ABOUT
ABOUT
Honour Water is a singing game for healing water available for free on iPads that passes on songs in Anishinaabemowin, the Anishinaabe language. Songs are gifted by Sharon Day, the Oshkii Giizhik Singers, and elders who collaborated at the Oshkii Giizhik Gathering. Water teachings are interwoven with singing challenges alongside art by Elizabeth LaPensée.
The efforts of Honour Water go beyond the game by offering ongoing support for Indigenous communities through gatherings to make drums, engage in water teachings, listen to stories, and enact land and food sovereignty in relation to the vital hope of healing water.
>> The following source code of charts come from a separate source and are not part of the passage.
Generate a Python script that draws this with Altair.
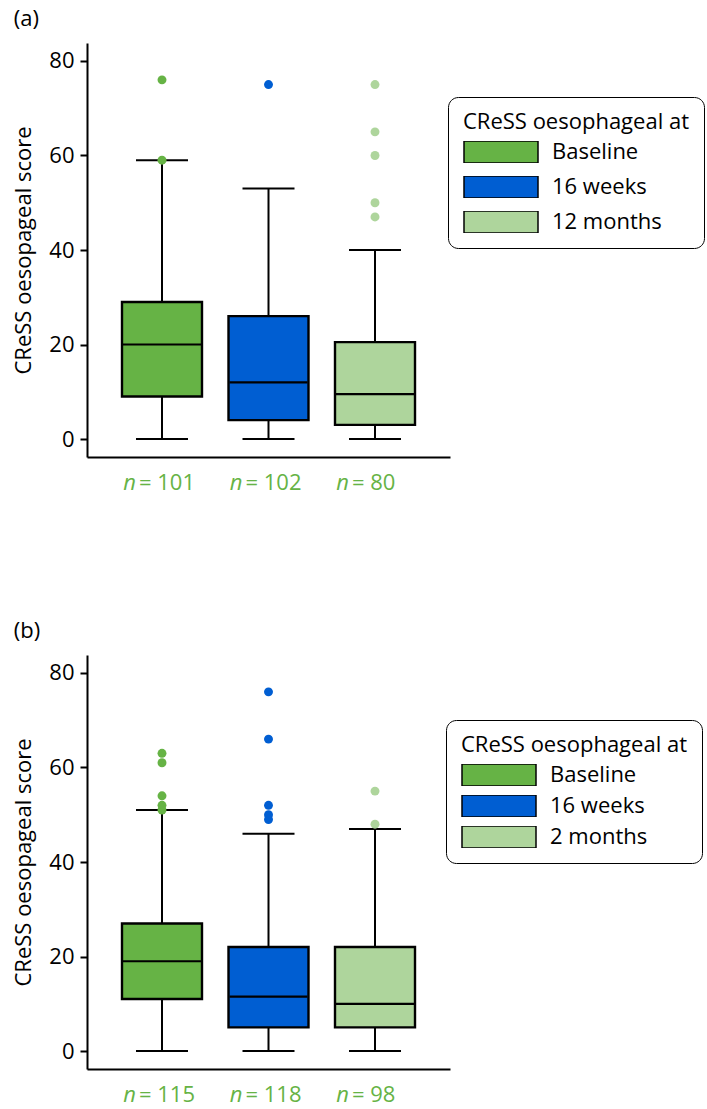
import altair as alt
import pandas as pd

FONT = "Open Sans"
GREEN_TXT = "#66B345"
COLORS = ["#66B345", "#005ED2", "#AED59C"]

# ---- panel (a) ----
cats_a = ["Baseline", "16 weeks", "12 months"]
n_a = [101, 102, 80]
lower_a = [0, 0, 0]
q1_a = [9, 4, 3]
median_a = [20, 12, 9.5]
q3_a = [29, 26, 20.5]
upper_a = [59, 53, 40]
out_base_a = [76, 59]
out_16w_a = [75]
out_12m_a = [75, 65, 60, 50, 47]

# ---- panel (b) ----
cats_b = ["Baseline", "16 weeks", "2 months"]
n_b = [115, 118, 98]
lower_b = [0, 0, 0]
q1_b = [11, 5, 5]
median_b = [19, 11.5, 10]
q3_b = [27, 22, 22]
upper_b = [51, 46, 47]
out_base_b = [63, 61, 54, 52, 51]
out_16w_b = [76, 66, 52, 50, 49]
out_2m_b = [55, 48]

W, H = 363, 414


def make_panel(label, cats, n, lo, q1, med, q3, hi, outl, legend_x, legend_y, row_pad):
    stats = pd.DataFrame({"group": cats, "n": n, "lower": lo, "q1": q1,
                          "median": med, "q3": q3, "upper": hi})
    out = pd.DataFrame([{"group": g, "value": v} for g, vals in zip(cats, outl) for v in vals])

    xenc = alt.X("group:N", sort=cats,
                 scale=alt.Scale(domain=cats, paddingInner=0, paddingOuter=0.2042),
                 axis=alt.Axis(title=None, labels=False, ticks=False, domain=True,
                               domainColor="black", domainWidth=2))
    yscale = alt.Scale(domain=[-3.8, 83.8], nice=False, zero=False)
    yaxis = alt.Axis(title="CReSS oesopageal score", values=[0, 20, 40, 60, 80], grid=False,
                     labelFontSize=22, labelColor="black", labelPadding=6,
                     tickColor="black", tickWidth=2, tickSize=7,
                     domainColor="black", domainWidth=2,
                     titleFontSize=22, titleFontWeight="normal", titleColor="black",
                     titlePadding=13)
    fill_scale = alt.Scale(domain=cats, range=COLORS)

    def Y(field):
        return alt.Y(field, scale=yscale, axis=yaxis)

    base = alt.Chart(stats)
    whisk_lo = base.mark_rule(color="black", strokeWidth=2).encode(x=xenc, y=Y("lower:Q"), y2="q1:Q")
    whisk_hi = base.mark_rule(color="black", strokeWidth=2).encode(x=xenc, y=Y("q3:Q"), y2="upper:Q")
    cap_lo = base.mark_tick(color="black", size=52, thickness=2, opacity=1).encode(x=xenc, y=Y("lower:Q"))
    cap_hi = base.mark_tick(color="black", size=52, thickness=2, opacity=1).encode(x=xenc, y=Y("upper:Q"))
    box = base.mark_bar(size=80, stroke="black", strokeWidth=2.4, opacity=1).encode(
        x=xenc, y=Y("q1:Q"), y2="q3:Q",
        fill=alt.Fill("group:N", scale=fill_scale,
                      legend=alt.Legend(title="CReSS oesophageal at", orient="none",
                                        legendX=legend_x, legendY=legend_y, direction="vertical",
                                        symbolType="M-1,-0.3H1V0.3H-1Z", symbolSize=5476,
                                        symbolStrokeColor="black", symbolStrokeWidth=1.5,
                                        symbolOpacity=1, clipHeight=22, rowPadding=row_pad,
                                        labelFontSize=22, labelColor="black", labelOffset=13,
                                        titleFontSize=22, titleFontWeight="normal",
                                        titleColor="black", titlePadding=7, titleLimit=400,
                                        padding=15, strokeColor="black", cornerRadius=10,
                                        fillColor="white")))
    median_t = base.mark_tick(color="black", size=78, thickness=2.2, opacity=1).encode(x=xenc, y=Y("median:Q"))
    outl_pts = alt.Chart(out).mark_circle(size=80, opacity=1).encode(
        x=xenc, y=Y("value:Q"),
        fill=alt.Fill("group:N", scale=fill_scale, legend=None))
    n_sym = base.mark_text(text="n", fontStyle="italic", align="right", baseline="middle",
                           dx=-26, fontSize=22, color=GREEN_TXT).encode(x=xenc, y=alt.value(440))
    n_val = base.transform_calculate(lab="'= ' + datum.n").mark_text(
        align="left", baseline="middle", dx=-23, fontSize=22, color=GREEN_TXT).encode(
        x=xenc, y=alt.value(440), text="lab:N")

    return alt.layer(whisk_lo, whisk_hi, cap_lo, cap_hi, box, median_t, outl_pts, n_sym, n_val).properties(
        width=W, height=H,
        title=alt.TitleParams(label, anchor="start", frame="bounds", fontSize=22,
                              fontWeight="normal", color="black", offset=12, dx=1))


pa = make_panel("(a)", cats_a, n_a, lower_a, q1_a, median_a, q3_a, upper_a,
                [out_base_a, out_16w_a, out_12m_a], 361, 54, 13)
pb = make_panel("(b)", cats_b, n_b, lower_b, q1_b, median_b, q3_b, upper_b,
                [out_base_b, out_16w_b, out_2m_b], 359, 65, 9)

chart = alt.vconcat(pa, pb, spacing=126).resolve_scale(
    x="independent", y="independent", fill="independent").resolve_legend(
    fill="independent").properties(
    padding={"left": 12, "top": 8, "right": 0, "bottom": 5}).configure(
    font=FONT).configure_view(stroke=None)

chart.save("out.html", embed_options={"renderer": "svg", "actions": False})
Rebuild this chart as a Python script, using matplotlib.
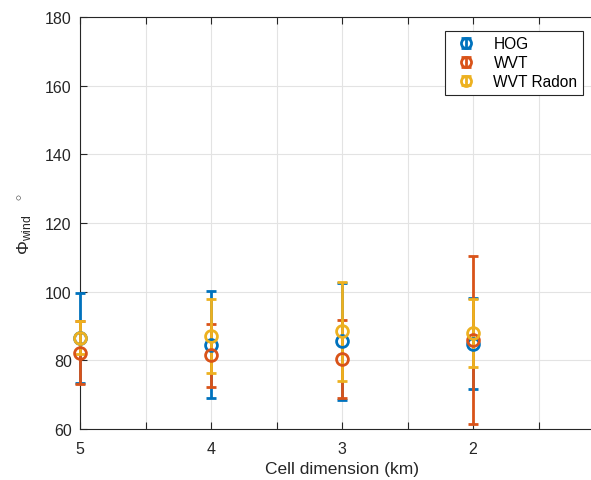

As an extension of Honour Water, Giitigan—an Anishinaabe community garden—relates water teachings to gardening practices in service of urban Indigenous youth, their families, and community members in Nkwejong, Michigan. The growth, caretaking, harvesting, and sharing of Anishinaabe heritage seeds and foods are interwoven with tending to and honouring water.
TEAM
TEAM
Designer, Artist, Writer
Elizabeth LaPensée, Ph.D. expresses herself through writing, design, and art in games, comics, and animation. She is Anishinaabe, Métis, and Irish, living in Minnesota. She designed and programmed Invaders (2015), a remix of the arcade classic Space Invaders inspired by art from Steven Paul Judd. She also designed The Gift of Food (2014), a board game for the Northwest Indian College about Northwest Native traditional foods. As shown with the social impact game Survivance (2011) which she designed, she believes games can be pathways to healing and self-determination.
Singers and Song Writers
Oshkii Giizhik Singers is a group of Anishinaabe women who have been singing together for about 10 years. They have sung at St. Scholastica's Native Music Festival, New Native Theater, and many Minnesota-area events. Their 2009 CD won a Nammy for "Best Traditional Recording" and they sung at the 2010 Nammy's. They will make new hand drums and also learn how to teach the making of hand drums so that they can pass on these teachings at a public event for all Indigenous women.
Sharon M. Day, Ojibwe is enrolled in the Bois Forte Band of Ojibwe. She is one of the founder’s of the Indigenous Peoples Task Force. Day has received numerous awards, including the Resourceful Woman Award, the Gisela Knopka Award, BIHA’s Women of Color Award, The National Native American AIDS Prevention Resource Center’s Red Ribbon Award, and most recently, the Alston Bannerman Sabbatical Award. She as been named as one of the 100 best loved women by Yes! Magazine. She is an editor of the anthology, Sing! Whisper! Shout! Pray! Feminist Visions for a Just World (2000). She is an artist, musician, and writer.
Developer
The game is developed by Pinnguaq, a Nunavut and British Columbia based corporation that makes apps and games while advocating for technology across the Indigenous world. Pinnguaq was created in 2012 with the goal of providing play experiences in Indigenous languages. Since then, the organization has begun to embrace ways of incorporating play and gaming into wide reaching applications that can benefit tourism, education and economic development. At the root of their mission statement is the embracing of technology as a means of unifying and enabling both Indigenous and non-Indigenous cultures.
Nibi Walk
Led by Anishinaabe Grandmothers, Nibi Walk is an ongoing gathering to walk beside water to honor water, share the truth that water is a life giver, and recognize that women are the keepers of the water because they also give life. They unite with others and walk towards love and a better future for the next generations.
Research for Indigenous Community Health Center
The Research for Indigenous Community Health Center based out of the University of Minnesota is an interdisciplinary research center partnering with Indigenous communities to promote and sustain health. Their vision is to decrease Indigenous health disparities and increase Indigenous health equity through culturally respectful and responsive research collaborations involving University of Minnesota researchers, university affiliates, and interested tribal communities.